Another sickening detail of this story, according to an inside source that spoke with Entertainment Weekly, is that Anderon’s body was deemed public property by judges of the case. So, although it was considered stolen property, her body was not considered to be private property. Keeping all of this in mind, it almost seems like a no-brainer as to why Anderson contested the series so adamantly, and it is very telling how the situation affected Lee, considering his approval of the series. Arguably, Anderson experienced one of the most extreme and violating forms of “slut shaming,” considering that the whole world was watching. And unfortunately, many women continue to experience situations like this on a regular basis.
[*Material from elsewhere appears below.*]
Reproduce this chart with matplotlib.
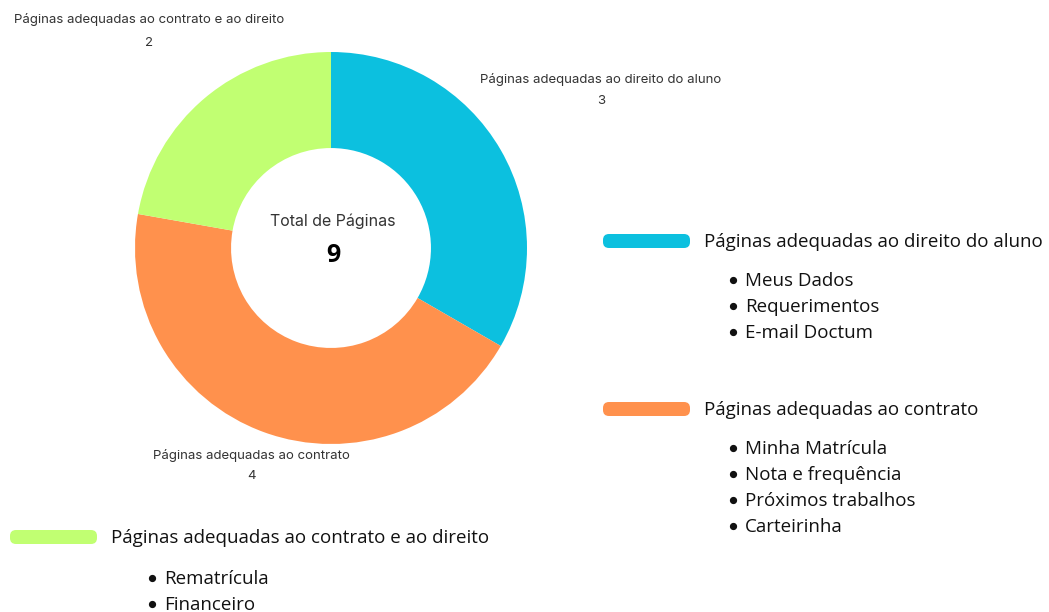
import matplotlib.pyplot as plt
from matplotlib.patches import FancyBboxPatch

# dados do gráfico
categorias = ["Páginas adequadas ao direito do aluno",
              "Páginas adequadas ao contrato",
              "Páginas adequadas ao contrato e ao direito"]
valores = [3, 4, 2]
cores = ["#0CC0DF", "#FF914D", "#C1FF72"]
paginas_aluno = ["Meus Dados", "Requerimentos", "E-mail Doctum"]
paginas_contrato = ["Minha Matrícula", "Nota e frequência", "Próximos trabalhos", "Carteirinha"]
paginas_ambos = ["Rematrícula", "Financeiro"]

W, H = 1049, 612
fig = plt.figure(figsize=(W / 100, H / 100), dpi=100)
fig.patch.set_facecolor("white")

# rosca
cx, cy, r = 331, 248, 196
ax = fig.add_axes([(cx - r) / W, (H - cy - r) / H, 2 * r / W, 2 * r / H])
ax.pie(valores, colors=cores, startangle=90, counterclock=False, radius=1,
       wedgeprops=dict(width=0.49, edgecolor="none"))
ax.set_xlim(-1, 1)
ax.set_ylim(-1, 1)
ax.axis("off")

# camada de texto em pixels
ov = fig.add_axes([0, 0, 1, 1], facecolor="none")
ov.set_xlim(0, W)
ov.set_ylim(H, 0)
ov.axis("off")

fonte_rot = "Inter"
fonte_leg = "Open Sans"
cinza = "#333333"

# rótulos das fatias
rotulos = [(601, 79, 101), (251, 455, 476), (149, 19, 43)]
for (x, y1, y2), cat, v in zip(rotulos, categorias, valores):
    ov.text(x, y1, cat, ha="center", va="center", fontsize=9.5, color=cinza,
            family=fonte_rot)
    ov.text(x, y2, str(v), ha="center", va="center", fontsize=9.5, color=cinza,
            family=fonte_rot)

# centro
ov.text(333, 221, "Total de Páginas", ha="center", va="center", fontsize=11.5,
        color=cinza, family=fonte_rot)
ov.text(333, 256, str(sum(valores)), ha="center", va="center", fontsize=18,
        fontweight="bold", color="black", family=fonte_leg)

# legenda com listas
grupos = [(603, 241, 733, 280, paginas_aluno),
          (603, 409, 733, 448, paginas_contrato),
          (10, 537, 152, 578, paginas_ambos)]
for (sx, sy, bx, by, itens), cat, cor in zip(grupos, categorias, cores):
    ov.add_patch(FancyBboxPatch((sx + 6, sy - 1), 75, 2,
                                boxstyle="round,pad=6", fc=cor, ec="none"))
    ov.text(sx + 101, sy + 1, cat, ha="left", va="center", fontsize=13.5,
            color="#111111", family=fonte_leg)
    for i, item in enumerate(itens):
        yy = by + 26 * i
        ov.plot(bx, yy, marker="o", markersize=4.2, color="#111111")
        ov.text(bx + 12, yy + 1, item, ha="left", va="center", fontsize=13.5,
                color="#111111", family=fonte_leg)

fig.savefig("out.png", dpi=100)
What was once an intimate artifact of Anderson and Lee’s love story became a nightmare, and while this series was meant to have good intentions behind it, it seems to be overshadowed by the fact that once again, this very traumatic experience is being exploited for profit. On a more positive note, Anderson will finally get to tell her story in a Netflix documentary. Although there is no release date for the documentary yet, she shared a post to her Instagram recently with a handwritten note about the documentary that read:


My life/ A thousand imperfections/ A million misperceptions/ Wicked, wild and lost/ Nothing to live up to /I can only surprise you /Not a victim, but a survivor /And alive to tell the real story.


The documentary will be an exciting look into her life that will hopefully allow her to share her true version of the story, which, in reality, is the only version that matters.